Once upon a time I had a friend from one of the smallest towns in Idaho. As she put it, the town was so small that you had to know, in detail, who you were related to so you didn't accidentally date them.

Her uncle was a high school rodeo champion and had won multiple massively-large belt buckles as prizes. He wore these with pride on his belt, for years and years. Eventually his beer belly got so big that the belt buckles rubbed into his stomach. Instead of finding a more suitable belt buckle, he just got his chainsaw, cut the belt buckles straight through the middle, and kept wearing them.

And that's what Idaho is like.

Tuesday, July 21, 2009

Friday, July 17, 2009

Quote of the Week

I had never known that Flannery O'Connor said this before, but I really like it. It seems to be a good way to judge any medium of fiction: novels, movies, TV, etc.

"The two worst sins of bad taste in fiction are pornography and sentimentality. One is too much sex and the other too much sentiment........What offends my taste in fiction is when right is held up as wrong, or wrong as right. Fiction is the concrete expression of mystery--mystery that is lived."

Flannery O'Connor

Tuesday, July 14, 2009

Encouragement for Moms

This is a funny story taken from Erma Bombeck. Some of you may remember her, but she was a humor columnist who published around fifteen years ago. She's a Roman Catholic and I read this a few years ago:

There was once a woman at my church who was the perfect mom. She had six kids and always managed to answer her door pregnant when the priest came to call. They were all obedient and cheerful and her house was always tidy. She seemed to be a cheerful woman herself so I asked her once how she managed to do it.

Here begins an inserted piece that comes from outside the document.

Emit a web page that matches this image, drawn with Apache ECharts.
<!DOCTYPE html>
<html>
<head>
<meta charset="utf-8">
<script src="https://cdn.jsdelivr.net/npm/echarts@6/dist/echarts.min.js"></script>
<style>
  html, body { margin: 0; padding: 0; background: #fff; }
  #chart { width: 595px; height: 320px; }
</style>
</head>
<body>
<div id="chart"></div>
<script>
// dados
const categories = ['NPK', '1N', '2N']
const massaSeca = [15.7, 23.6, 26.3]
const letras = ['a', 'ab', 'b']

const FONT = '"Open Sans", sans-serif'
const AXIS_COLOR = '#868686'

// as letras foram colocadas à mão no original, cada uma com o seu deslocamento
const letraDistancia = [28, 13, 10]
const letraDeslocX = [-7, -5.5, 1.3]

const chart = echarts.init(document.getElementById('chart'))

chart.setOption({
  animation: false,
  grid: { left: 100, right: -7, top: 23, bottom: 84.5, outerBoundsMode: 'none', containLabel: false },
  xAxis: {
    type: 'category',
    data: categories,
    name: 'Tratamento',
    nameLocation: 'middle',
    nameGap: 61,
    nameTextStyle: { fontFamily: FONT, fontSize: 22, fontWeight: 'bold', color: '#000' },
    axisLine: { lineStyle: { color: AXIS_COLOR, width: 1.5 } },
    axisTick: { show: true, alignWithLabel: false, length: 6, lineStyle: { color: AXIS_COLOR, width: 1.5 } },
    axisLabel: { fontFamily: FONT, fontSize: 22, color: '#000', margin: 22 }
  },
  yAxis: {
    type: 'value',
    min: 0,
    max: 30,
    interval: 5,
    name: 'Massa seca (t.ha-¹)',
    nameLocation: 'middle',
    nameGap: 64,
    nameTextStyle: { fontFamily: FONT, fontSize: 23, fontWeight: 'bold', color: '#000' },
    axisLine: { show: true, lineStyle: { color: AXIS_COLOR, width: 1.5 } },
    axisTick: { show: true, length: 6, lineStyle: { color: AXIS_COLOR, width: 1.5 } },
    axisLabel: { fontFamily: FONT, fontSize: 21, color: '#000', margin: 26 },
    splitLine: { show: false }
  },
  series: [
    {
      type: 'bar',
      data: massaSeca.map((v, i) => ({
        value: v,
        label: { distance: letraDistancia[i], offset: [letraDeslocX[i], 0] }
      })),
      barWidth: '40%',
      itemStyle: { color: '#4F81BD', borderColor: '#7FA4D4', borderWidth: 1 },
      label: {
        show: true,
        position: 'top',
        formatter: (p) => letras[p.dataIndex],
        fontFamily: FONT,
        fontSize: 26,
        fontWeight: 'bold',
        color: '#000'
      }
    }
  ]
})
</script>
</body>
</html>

She said, "Late at night, when they're all tucked in bed, and their lunches are made, and their clothes are laid out, and their shoes are lined up by the door, and the house is quiet and clean, I get down on my knees and thank the Lord that I didn't kill any of them today."

Monday, July 13, 2009

I Love This

I know this is old and made the Facebook rounds about four months ago, but I love it. I was thinking about it today when I used my credit card--which I hate doing. I also think about it every time I get frustrated at slow internet connections.

Saturday, July 4, 2009

Happy War for Independence Day

I wish this was our current national anthem.

Let tyrants shake their iron rod
And slav'ry clank her galling chains
We fear them not; we trust in God
New England's God forever reigns.

Howe and Burgoyne and Clinton, too,
With Prescott and Cornwallis joined,
Together plot our overthrow,
In one infernal league combined.

When God inspired us for the fight
Their ranks were broke; their lines were forced
Their ships were shattered in our sight
Or swiftly driven from our shore.

The foe comes on with haughty stride
Our troops advance with martial noise
Their veterans flee before our youth
And generals yield to beardless boys.

What grateful off'ring shall we bring,
What shall we render to the Lord?
Loud hallelujahs let us sing,
And praise his name on ev'ry chord!

By Williams Billings, about 1777

Friday, July 3, 2009

California Dreamin'

My husband is a lifeguard at one of the most unknown beaches in L.A. Well, mostly just unknown to the type of people I know. It turns out that if you live in South Central L.A. and want to go to the beach, and don't know where to go, so you just drive to the end of the freeway, this is the beach you end up at. I love going there so much more than the tourist havens of Manhattan or Hermosa Beach. Those places are filled with frat boys and sorority sisters who plan on staring at each other all day. Here is a taste of what I saw in only 8 hours at Dockweiler (better known as the beach where all the stabbings happen):

Big gangsters swimming in basketball jerseys
Big gangsters swimming in wife beaters
Their ladies in gold and/or sequined bikinis (wearing all their bling)
A generator attached to a boombox blasting Michael Jackson's Thriller
Two couches and two mattresses dragged all the way to shoreside for all-day chillin'
A man with a bellybutton ring (not to mention several others also)
Every hairstyle you remember from 1990

One thing's for sure, they are having WAY more fun here than at the tourist beaches.